- [WORK REQUIRED]: All of the lines below are to be transcribed faithfully, with pictures excluded from the copy.

- [INFORMATION SHOWN]:
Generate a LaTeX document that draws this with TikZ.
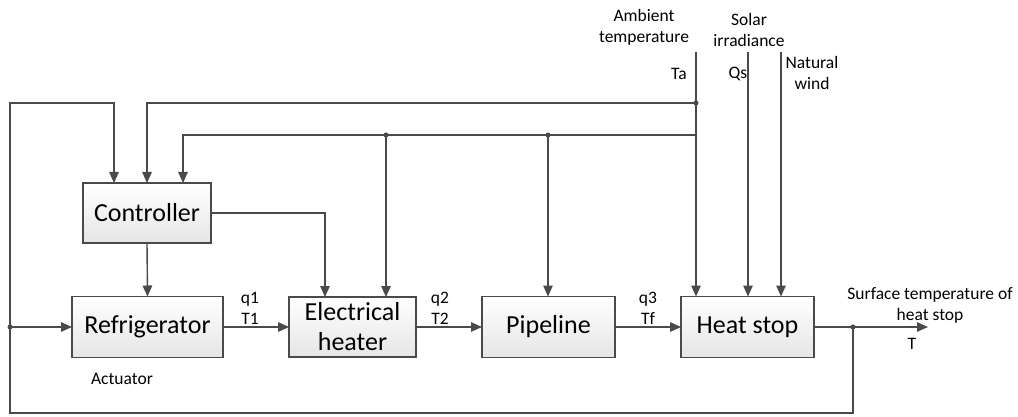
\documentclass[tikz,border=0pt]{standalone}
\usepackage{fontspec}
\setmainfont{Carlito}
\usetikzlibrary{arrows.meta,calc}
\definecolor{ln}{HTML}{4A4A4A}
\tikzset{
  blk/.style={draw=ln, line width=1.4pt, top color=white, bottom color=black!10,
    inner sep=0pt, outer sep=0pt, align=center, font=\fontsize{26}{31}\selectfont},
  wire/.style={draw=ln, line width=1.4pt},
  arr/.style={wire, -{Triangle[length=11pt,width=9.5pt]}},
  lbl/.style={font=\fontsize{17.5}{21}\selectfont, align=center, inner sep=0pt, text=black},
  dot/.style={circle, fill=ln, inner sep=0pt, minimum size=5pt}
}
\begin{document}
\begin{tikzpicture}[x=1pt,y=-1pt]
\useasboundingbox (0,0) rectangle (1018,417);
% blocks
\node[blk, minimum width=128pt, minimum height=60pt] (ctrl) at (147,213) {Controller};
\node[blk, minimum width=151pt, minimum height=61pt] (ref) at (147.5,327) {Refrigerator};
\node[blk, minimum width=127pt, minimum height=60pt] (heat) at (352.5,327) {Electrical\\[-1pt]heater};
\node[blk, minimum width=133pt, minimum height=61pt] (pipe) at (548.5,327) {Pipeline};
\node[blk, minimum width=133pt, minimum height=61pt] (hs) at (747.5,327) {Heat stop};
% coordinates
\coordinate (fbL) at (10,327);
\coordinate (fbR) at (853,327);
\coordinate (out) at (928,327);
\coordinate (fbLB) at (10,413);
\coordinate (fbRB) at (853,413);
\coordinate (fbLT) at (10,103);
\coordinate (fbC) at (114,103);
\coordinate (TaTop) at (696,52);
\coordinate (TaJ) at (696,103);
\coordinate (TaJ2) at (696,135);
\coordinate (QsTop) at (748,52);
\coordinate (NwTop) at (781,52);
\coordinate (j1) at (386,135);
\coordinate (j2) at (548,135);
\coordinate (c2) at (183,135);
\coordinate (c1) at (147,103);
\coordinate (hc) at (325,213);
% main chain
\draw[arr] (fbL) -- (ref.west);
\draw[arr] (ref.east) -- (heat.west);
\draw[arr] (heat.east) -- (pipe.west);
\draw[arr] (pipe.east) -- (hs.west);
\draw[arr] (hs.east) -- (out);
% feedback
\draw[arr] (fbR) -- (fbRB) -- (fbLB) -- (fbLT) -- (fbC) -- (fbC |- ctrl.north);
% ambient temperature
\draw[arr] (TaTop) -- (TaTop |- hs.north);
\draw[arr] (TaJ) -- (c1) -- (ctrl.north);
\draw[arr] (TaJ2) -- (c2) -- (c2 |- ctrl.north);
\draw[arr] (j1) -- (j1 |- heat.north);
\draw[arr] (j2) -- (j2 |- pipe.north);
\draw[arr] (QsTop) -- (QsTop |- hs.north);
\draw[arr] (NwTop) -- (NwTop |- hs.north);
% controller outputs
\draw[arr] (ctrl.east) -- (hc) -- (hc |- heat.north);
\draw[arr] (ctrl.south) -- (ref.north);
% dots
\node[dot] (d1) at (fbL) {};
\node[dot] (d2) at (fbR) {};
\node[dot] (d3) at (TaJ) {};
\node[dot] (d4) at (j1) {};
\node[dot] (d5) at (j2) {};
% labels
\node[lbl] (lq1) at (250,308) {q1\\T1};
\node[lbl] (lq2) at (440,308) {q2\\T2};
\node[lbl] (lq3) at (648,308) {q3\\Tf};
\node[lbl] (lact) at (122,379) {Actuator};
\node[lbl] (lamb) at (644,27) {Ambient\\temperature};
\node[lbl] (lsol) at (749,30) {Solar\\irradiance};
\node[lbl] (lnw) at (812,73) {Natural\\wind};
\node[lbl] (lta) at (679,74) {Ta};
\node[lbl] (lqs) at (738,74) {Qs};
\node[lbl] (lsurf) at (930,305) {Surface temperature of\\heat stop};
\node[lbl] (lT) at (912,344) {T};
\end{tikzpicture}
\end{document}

- [RESPONSE FOR THIS EXERCISE]:
Generate a LaTeX document that draws this with TikZ.
\documentclass[tikz,border=0pt]{standalone}
\usepackage{fontspec}
\setmainfont{Carlito}
\usetikzlibrary{arrows.meta,calc}
\definecolor{ln}{HTML}{4A4A4A}
\tikzset{
  blk/.style={draw=ln, line width=1.4pt, top color=white, bottom color=black!10,
    inner sep=0pt, outer sep=0pt, align=center, font=\fontsize{26}{31}\selectfont},
  wire/.style={draw=ln, line width=1.4pt},
  arr/.style={wire, -{Triangle[length=11pt,width=9.5pt]}},
  lbl/.style={font=\fontsize{17.5}{21}\selectfont, align=center, inner sep=0pt, text=black},
  dot/.style={circle, fill=ln, inner sep=0pt, minimum size=5pt}
}
\begin{document}
\begin{tikzpicture}[x=1pt,y=-1pt]
\useasboundingbox (0,0) rectangle (1018,417);
% blocks
\node[blk, minimum width=128pt, minimum height=60pt] (ctrl) at (147,213) {Controller};
\node[blk, minimum width=151pt, minimum height=61pt] (ref) at (147.5,327) {Refrigerator};
\node[blk, minimum width=127pt, minimum height=60pt] (heat) at (352.5,327) {Electrical\\[-1pt]heater};
\node[blk, minimum width=133pt, minimum height=61pt] (pipe) at (548.5,327) {Pipeline};
\node[blk, minimum width=133pt, minimum height=61pt] (hs) at (747.5,327) {Heat stop};
% coordinates
\coordinate (fbL) at (10,327);
\coordinate (fbR) at (853,327);
\coordinate (out) at (928,327);
\coordinate (fbLB) at (10,413);
\coordinate (fbRB) at (853,413);
\coordinate (fbLT) at (10,103);
\coordinate (fbC) at (114,103);
\coordinate (TaTop) at (696,52);
\coordinate (TaJ) at (696,103);
\coordinate (TaJ2) at (696,135);
\coordinate (QsTop) at (748,52);
\coordinate (NwTop) at (781,52);
\coordinate (j1) at (386,135);
\coordinate (j2) at (548,135);
\coordinate (c2) at (183,135);
\coordinate (c1) at (147,103);
\coordinate (hc) at (325,213);
% main chain
\draw[arr] (fbL) -- (ref.west);
\draw[arr] (ref.east) -- (heat.west);
\draw[arr] (heat.east) -- (pipe.west);
\draw[arr] (pipe.east) -- (hs.west);
\draw[arr] (hs.east) -- (out);
% feedback
\draw[arr] (fbR) -- (fbRB) -- (fbLB) -- (fbLT) -- (fbC) -- (fbC |- ctrl.north);
% ambient temperature
\draw[arr] (TaTop) -- (TaTop |- hs.north);
\draw[arr] (TaJ) -- (c1) -- (ctrl.north);
\draw[arr] (TaJ2) -- (c2) -- (c2 |- ctrl.north);
\draw[arr] (j1) -- (j1 |- heat.north);
\draw[arr] (j2) -- (j2 |- pipe.north);
\draw[arr] (QsTop) -- (QsTop |- hs.north);
\draw[arr] (NwTop) -- (NwTop |- hs.north);
% controller outputs
\draw[arr] (ctrl.east) -- (hc) -- (hc |- heat.north);
\draw[arr] (ctrl.south) -- (ref.north);
% dots
\node[dot] (d1) at (fbL) {};
\node[dot] (d2) at (fbR) {};
\node[dot] (d3) at (TaJ) {};
\node[dot] (d4) at (j1) {};
\node[dot] (d5) at (j2) {};
% labels
\node[lbl] (lq1) at (250,308) {q1\\T1};
\node[lbl] (lq2) at (440,308) {q2\\T2};
\node[lbl] (lq3) at (648,308) {q3\\Tf};
\node[lbl] (lact) at (122,379) {Actuator};
\node[lbl] (lamb) at (644,27) {Ambient\\temperature};
\node[lbl] (lsol) at (749,30) {Solar\\irradiance};
\node[lbl] (lnw) at (812,73) {Natural\\wind};
\node[lbl] (lta) at (679,74) {Ta};
\node[lbl] (lqs) at (738,74) {Qs};
\node[lbl] (lsurf) at (930,305) {Surface temperature of\\heat stop};
\node[lbl] (lT) at (912,344) {T};
\end{tikzpicture}
\end{document}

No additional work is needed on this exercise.